ANITI Principal Investigator’s M2 internship subjects
Each year, ANITI PIs and their research teams offer internship topics specifically for ANITI scholarship recipients. Here are the proposed M2 internship topics for 2025:
M2 internship co-supervised by RTE and LAAS (Starting in early 2025): polynomial optimization for time-delayed power systems, supervised by Didier Henrion (LAAS), Victor Magron (LAAS), Patrick Panciatici (RTE) and Manuel Ruiz (RTE). Please see the following description.
M2 internship co-supervised by RTE and LAAS (Starting in early 2025): learning-based optimization for power systems, supervised by Milan Korda (LAAS), Victor Magron (LAAS), Balthazar Donon (RTE) and Patrick Panciatici (RTE). Please see the following description.
“Towards flexible and adaptive LLMs”, Chaire ANITI C3PO (PI: Rufin VANRULLEN, vanrullen@cnrs.fr) Transformers have become foundational in modern AI. However, their rigid layer-by-layer processing in a fixed order may limit their flexibility and adaptability to varying contexts. This internship project (part of the ANITI C3PO chair and an ERC Advanced grant GLoW) proposes a routing mechanism that dynamically recruits and combines Transformer layers based on input context. This routing mechanism, inspired by the way processes in the brain are dynamically recruited depending on relevance, could unlock previously untapped flexibility and efficiency in Transformer architectures. Central to this project is the residual stream (Elhage, 2021), which carries representations forward across layers, each successive layer applying its “transformation” to the stream. By dynamically selecting which layers update the residual stream, the model can adapt its computation to specific tasks, much like the brain’s ability to recruit relevant processes in real-time. This perspective aligns with the Global Workspace Theory (see VanRullen, 2021), which describes how a shared workspace integrates contributions from specialized “modules” or “experts”. (The approach is thus also related to Mixture of Experts models, where components are selectively activated based on the input). For this initial project, we will train a router to select and combine pretrained and frozen layers from a small open-source model (like Mistral 7B or Llama 2). When trained on the initial LLM pre-training dataset, we expect the router to recover the original model’s fixed layer ordering for most inputs; but it might also learn to deploy novel layer arrangements in certain scenarios, thereby revealing potential improvements over the standard Transformer architecture. Combined with mechanisms for learning when to stop processing (Graves, 2016), this novel router could lead to models that are more adaptive, resource-aware, and interpretable. References : Elhage, N., Nanda, N., Olsson, C., Henighan, T., Joseph, N., Mann, B., … & Olah, C. (2021). A mathematical framework for transformer circuits. Transformer Circuits Thread, 1(1), 12. Graves, A. (2016). Adaptive computation time for recurrent neural networks. arXiv preprint arXiv:1603.08983. VanRullen, R., & Kanai, R. (2021). Deep learning and the global workspace theory. Trends in Neurosciences, 44(9), 692-704.
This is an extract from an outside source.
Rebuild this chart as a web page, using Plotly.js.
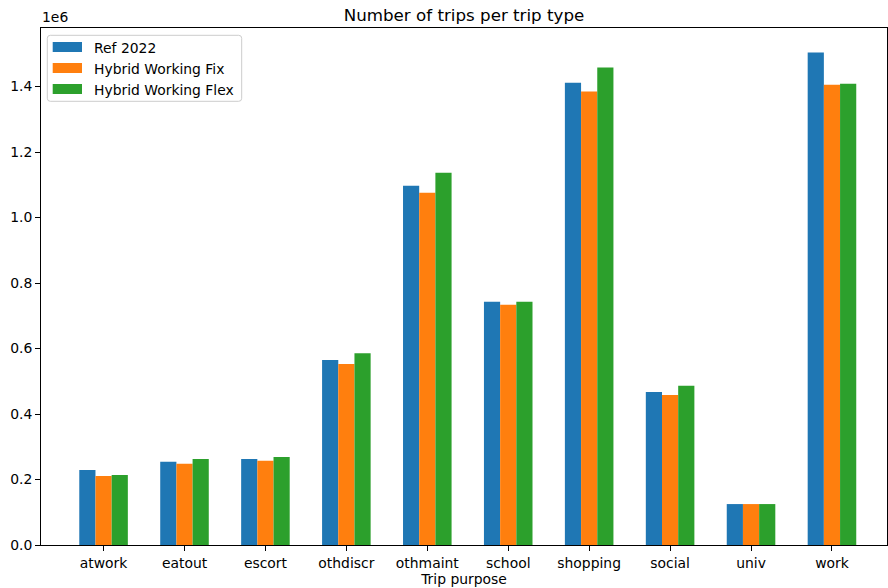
<!DOCTYPE html>
<html>
<head>
<meta charset="utf-8">
<script src="https://cdn.plot.ly/plotly-3.0.1.min.js"></script>
<style>
  html, body { margin: 0; padding: 0; background: #fff; }
  #chart { width: 888px; height: 588px; }
</style>
</head>
<body>
<div id="chart"></div>
<script>
// Trip purposes on the x axis
const categories = ['atwork', 'eatout', 'escort', 'othdiscr', 'othmaint', 'school', 'shopping', 'social', 'univ', 'work'];

// Scenario names
const seriesNames = ['Ref 2022', 'Hybrid Working Fix', 'Hybrid Working Flex'];

// Number of trips per purpose, per scenario
const ref2022    = [229000, 254000, 263000, 565000, 1097000, 743000, 1412000, 467000, 125000, 1504000];
const hybridFix  = [211000, 248000, 257000, 553000, 1076000, 734000, 1385000, 458000, 125000, 1406000];
const hybridFlex = [214000, 263000, 269000, 586000, 1137000, 743000, 1458000, 486000, 125000, 1409000];

const seriesValues = [ref2022, hybridFix, hybridFlex];
const seriesColors = ['#1f77b4', '#ff7f0e', '#2ca02c'];

const SCALE = 1e6;   // values shown in millions, with the multiplier above the axis

const W = 888, H = 588;
const M = { l: 41, r: 1, t: 28, b: 43 };
const plotW = W - M.l - M.r, plotH = H - M.t - M.b;
const px = x => (x - M.l) / plotW;          // pixel column -> paper x
const py = y => (H - M.b - y) / plotH;      // pixel row    -> paper y

const FONT = 'DejaVu Sans, Liberation Sans, sans-serif';

const traces = seriesNames.map((name, i) => ({
  type: 'bar',
  name: name,
  x: categories,
  y: seriesValues[i].map(v => v / SCALE),
  marker: { color: seriesColors[i], line: { width: 0 } },
  hoverinfo: 'x+y+name'
}));

// Hand-drawn legend box in matplotlib style
const shapes = [];
const annotations = [];
const box = { x0: 47.3, x1: 241.7, y0: 35.3, y1: 101.3, r: 3 };
const bx0 = px(box.x0), bx1 = px(box.x1), by0 = py(box.y1), by1 = py(box.y0);
const rx = box.r / plotW, ry = box.r / plotH;
shapes.push({
  type: 'path', xref: 'paper', yref: 'paper',
  path: `M ${bx0 + rx},${by1} L ${bx1 - rx},${by1} Q ${bx1},${by1} ${bx1},${by1 - ry} ` +
        `L ${bx1},${by0 + ry} Q ${bx1},${by0} ${bx1 - rx},${by0} ` +
        `L ${bx0 + rx},${by0} Q ${bx0},${by0} ${bx0},${by0 + ry} ` +
        `L ${bx0},${by1 - ry} Q ${bx0},${by1} ${bx0 + rx},${by1} Z`,
  fillcolor: 'rgba(255,255,255,0.8)',
  line: { color: '#cccccc', width: 1 },
  layer: 'above'
});
const rowY = [47, 68, 89];
seriesNames.forEach((name, i) => {
  shapes.push({
    type: 'rect', xref: 'paper', yref: 'paper',
    x0: px(52.7), x1: px(82), y0: py(rowY[i] + 5), y1: py(rowY[i] - 5),
    fillcolor: seriesColors[i], line: { width: 0 }, layer: 'above'
  });
  annotations.push({
    xref: 'paper', yref: 'paper', x: px(92), y: py(rowY[i] + 1),
    xanchor: 'left', yanchor: 'middle', showarrow: false,
    text: name, font: { family: FONT, size: 13.9, color: '#000' }
  });
});

// Offset multiplier above the y axis
annotations.push({
  xref: 'paper', yref: 'paper', x: px(40), y: 1,
  xanchor: 'left', yanchor: 'bottom', yshift: 1, showarrow: false,
  text: '1e6', font: { family: FONT, size: 13.9, color: '#000' }
});

const layout = {
  width: W, height: H,
  margin: M,
  paper_bgcolor: '#fff', plot_bgcolor: '#fff',
  font: { family: FONT, size: 13.9, color: '#000' },
  showlegend: false,
  barmode: 'group',
  bargap: 0.4,
  bargroupgap: 0,
  title: {
    text: 'Number of trips per trip type',
    font: { family: FONT, size: 16.7, color: '#000' },
    xref: 'paper', x: 0.5, xanchor: 'center',
    yref: 'container', y: 1 - 15.5 / H, yanchor: 'middle'
  },
  xaxis: {
    type: 'category',
    range: [-0.773, 9.68],
    showline: true, mirror: true, linecolor: '#000', linewidth: 1,
    ticks: 'outside', ticklen: 5, tickwidth: 1, tickcolor: '#000',
    showgrid: false, zeroline: false,
    tickfont: { family: FONT, size: 13.9, color: '#000' },
    title: { text: 'Trip purpose', font: { family: FONT, size: 13.9, color: '#000' }, standoff: 4 }
  },
  yaxis: {
    range: [0, 1.579],
    dtick: 0.2, tick0: 0, tickformat: '.1f',
    showline: true, mirror: true, linecolor: '#000', linewidth: 1,
    ticks: 'outside', ticklen: 5, tickwidth: 1, tickcolor: '#000',
    showgrid: false, zeroline: false,
    tickfont: { family: FONT, size: 13.9, color: '#000' }
  },
  shapes: shapes,
  annotations: annotations
};

Plotly.newPlot('chart', traces, layout, { displayModeBar: false, staticPlot: true });
</script>
</body>
</html>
“A deep learning module for brain decoding and encoding”, Chaire ANITI C3PO (PI: Rufin VANRULLEN, vanrullen@cnrs.fr) This internship aims to build an interface between brain activity (recorded with fMRI) and an existing multimodal deep-learning representation system. The work is part of the ERC GLoW project that aims to build multimodal deep-learning models inspired by a neuro-cognitive theory called “Global Workspace”. In brief, such models are trained to integrate and distribute information among networks of specialized modules (e.g. vision, language, audio…) through a central amodal global latent workspace. The specific goal of the internship will be to integrate a new module for brain activity data into our current implementation of the Global Workspace (GW) model. This module will be trained from a large-scale multimodal fMRI dataset (recorded by our team) of people watching images of naturalistic scenes and reading short textual descriptions of such scenes. So far, we have successfully trained GW models on large-scale vision and language datasets to perform tasks like image captioning or text-to-image generation. The addition of a brain activity module will allow us to perform numerous additional operations, such as prediction of brain activity for a given stimulus, or reconstruction of image and/or text stimuli from brain activity data. Our team is working with a shared codebase based on PyTorch. We are looking for candidates with Python programming experience and formal machine learning training. Neuroscience expertise is not a requirement.